Love, financial struggle and mental illness clash in a family drama born by the prolific collaboration between playwright Andrew Maddock and director Niall Phillips. The pair, who received critical acclaim for their previous productions IN/OUT (A Feeling) and HE(ART), confirm with Olympilads a distinctive empathic approach towards real life dilemmas and the impossibility to find an ideal, or even reasonable, solution for them.

It's the summer 2012 in London. The Olympic Games are on TV all day and for the Londoners, the whole life seem to revolve around this sporting event. Darren (Nebiu Samuel) is training hard to beat Usain Bolt in the Men's 100m Finals. Someone said it can't be done but his father used to believe in him and the young boy knows he must run as fast as he can to win. His sister Abigail (Michelle Barwood) has a grudge against him and sees Darren's detachment from reality as a mere act of selfishness. Their brother Simeon (Rhys Yates) has given up on his private life and works hard to support Darren's dreams and reconcile his estranged siblings. Darren is oblivious to Simeon's efforts, Abigail lacks compassion for Darren and Simeon is tired of keeping it all together.

Played in the round in the intimate N16 Theatre, Olympilads evolves towards an outcome that divides the audience between those who pity Darren and those who sympathise with Abigail. The minimal set, designed by the Lonesome Schoolboy Productions' inhouse team, feels cosy and attracts the audience towards the action. Blankets and cushions are scattered around the space to reach the spectator's feet. A long platform cuts the studio diagonally and becomes, in turns, Darren's running track and part of the indoor furniture. The proximity with the performers adds intensity to an emotional play, which flourishes in Abigail's monologue about love and its darkest implications.
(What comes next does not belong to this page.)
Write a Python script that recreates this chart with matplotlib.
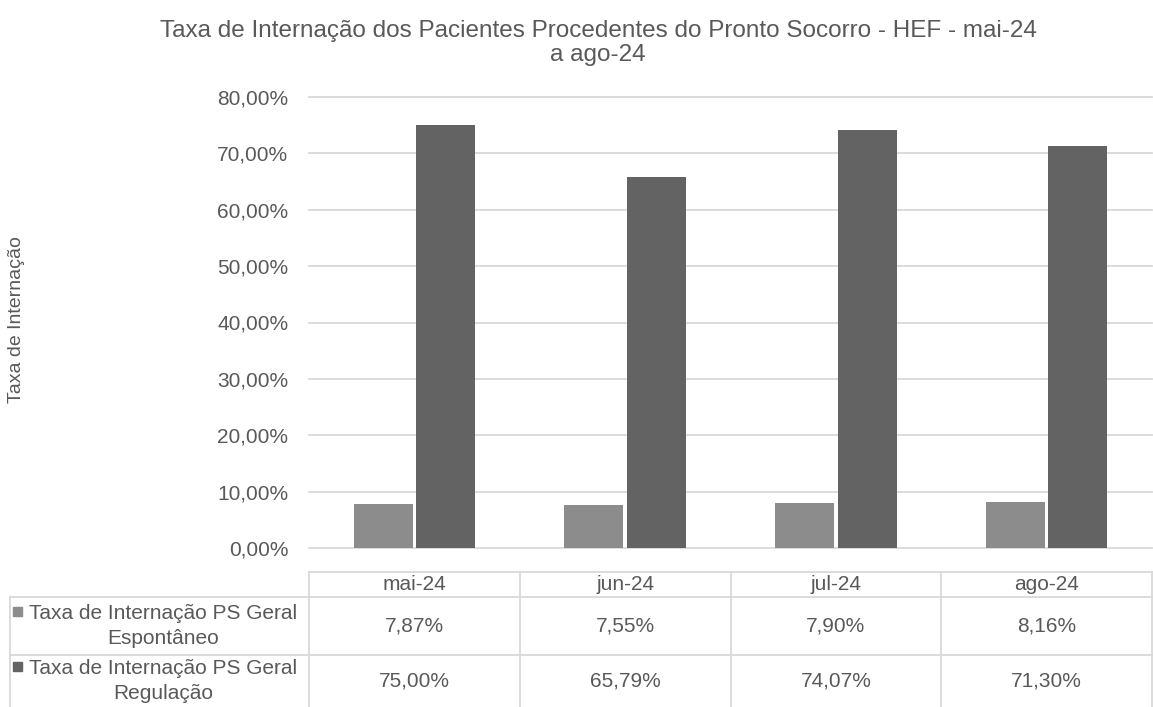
import numpy as np
import matplotlib.pyplot as plt
from matplotlib.lines import Line2D
from matplotlib.patches import Rectangle

plt.rcParams['font.family'] = ['Liberation Sans', 'DejaVu Sans']

meses = ['mai-24', 'jun-24', 'jul-24', 'ago-24']
espontaneo = [7.87, 7.55, 7.90, 8.16]
regulacao = [75.00, 65.79, 74.07, 71.30]
series_nomes = ['Taxa de Internação PS Geral\nEspontâneo', 'Taxa de Internação PS Geral\nRegulação']
yticks = [0, 10, 20, 30, 40, 50, 60, 70, 80]

cinza_claro = '#8c8c8c'
cinza_escuro = '#636363'
texto = '#595959'
grade = '#d9d9d9'
fs = 15

W, H = 1153, 707
fig = plt.figure(figsize=(W / 100, H / 100), dpi=100)

x0, x1 = 309, 1152
ytop, ybot = 97, 548
ax = fig.add_axes([x0 / W, 1 - ybot / H, (x1 - x0) / W, (ybot - ytop) / H])

x = np.arange(len(meses))
larg = 0.28
ax.bar(x - larg / 2 - 0.008, espontaneo, larg, color=cinza_claro, zorder=3)
ax.bar(x + larg / 2 + 0.008, regulacao, larg, color=cinza_escuro, zorder=3)

ax.set_xlim(-0.5, len(meses) - 0.5)
ax.set_ylim(0, 80)
ax.set_yticks(yticks)
ax.set_yticklabels(['%d,00%%' % v for v in yticks], color=texto, fontsize=fs)
ax.tick_params(axis='y', length=0, pad=15)
ax.set_xticks([])
ax.grid(axis='y', color=grade, linewidth=1.3, zorder=0)
for gl in ax.get_ygridlines():
    gl.set_clip_on(False)
for s in ax.spines.values():
    s.set_visible(False)

fig.text(17 / W, 1 - 320 / H, 'Taxa de Internação', rotation=90, ha='center', va='center',
         color=texto, fontsize=14)
fig.text(598 / W, 1 - 43 / H, 'Taxa de Internação dos Pacientes Procedentes do Pronto Socorro - HEF - mai-24\na ago-24',
         ha='center', va='center', color=texto, fontsize=17.5, linespacing=1.1)

# tabela de dados abaixo do grafico
col_w = (x1 - x0) / len(meses)
linhas = [572, 597, 655, 707]
esq = 10

def hline(y, xa, xb):
    fig.add_artist(Line2D([xa / W, xb / W], [1 - y / H, 1 - y / H], color=grade, linewidth=1.3))

def vline(x, ya, yb):
    fig.add_artist(Line2D([x / W, x / W], [1 - ya / H, 1 - yb / H], color=grade, linewidth=1.3))

hline(linhas[0], x0, x1)
hline(linhas[1], esq, x1)
hline(linhas[2], esq, x1)
vline(esq, linhas[1], linhas[3])
for i in range(len(meses) + 1):
    vline(x0 + i * col_w, linhas[0], linhas[3])

for i, m in enumerate(meses):
    cx = (x0 + (i + 0.5) * col_w) / W
    fig.text(cx, 1 - 585 / H, m, ha='center', va='center', color=texto, fontsize=fs)
    fig.text(cx, 1 - 626 / H, ('%.2f%%' % espontaneo[i]).replace('.', ','),
             ha='center', va='center', color=texto, fontsize=fs)
    fig.text(cx, 1 - 681 / H, ('%.2f%%' % regulacao[i]).replace('.', ','),
             ha='center', va='center', color=texto, fontsize=fs)

for nome, cor, yc in zip(series_nomes, [cinza_claro, cinza_escuro], [626, 681]):
    fig.add_artist(Rectangle((13 / W, 1 - (yc - 10) / H), 9 / W, 9 / H, color=cor,
                             transform=fig.transFigure))
    fig.text(163 / W, 1 - yc / H, nome, ha='center', va='center', color=texto,
             fontsize=fs, linespacing=1.45)

fig.savefig('out.png', dpi=100)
The three actors remain on stage throughout the show and Maddock's compelling script is visually reworked by Phillips' flawless direction. The language is simple, immediate, and the cast deliver the lines with accents and physical notes conformed to the recurring use of slang and strong language. Nebiu Samuel gives body and soul to the difficult role of Darren in a stirring and momentous performance.

Flavour is added by the use of sound and lighting, which guide the audience's
attention whilst the drama unfolds. Mercy Grace's music element reflects the character of the play with an original and varied score tailored around the changeable mood of the scenes.

Olympilads is a short but intense piece of new writing which hits hard the audience with its heart-breaking themes and upsetting finale. Its 50-minute running time and easily relatable topics yield a great potential for expansion, which should become a priority for the creative dream team Maddock-Phillips.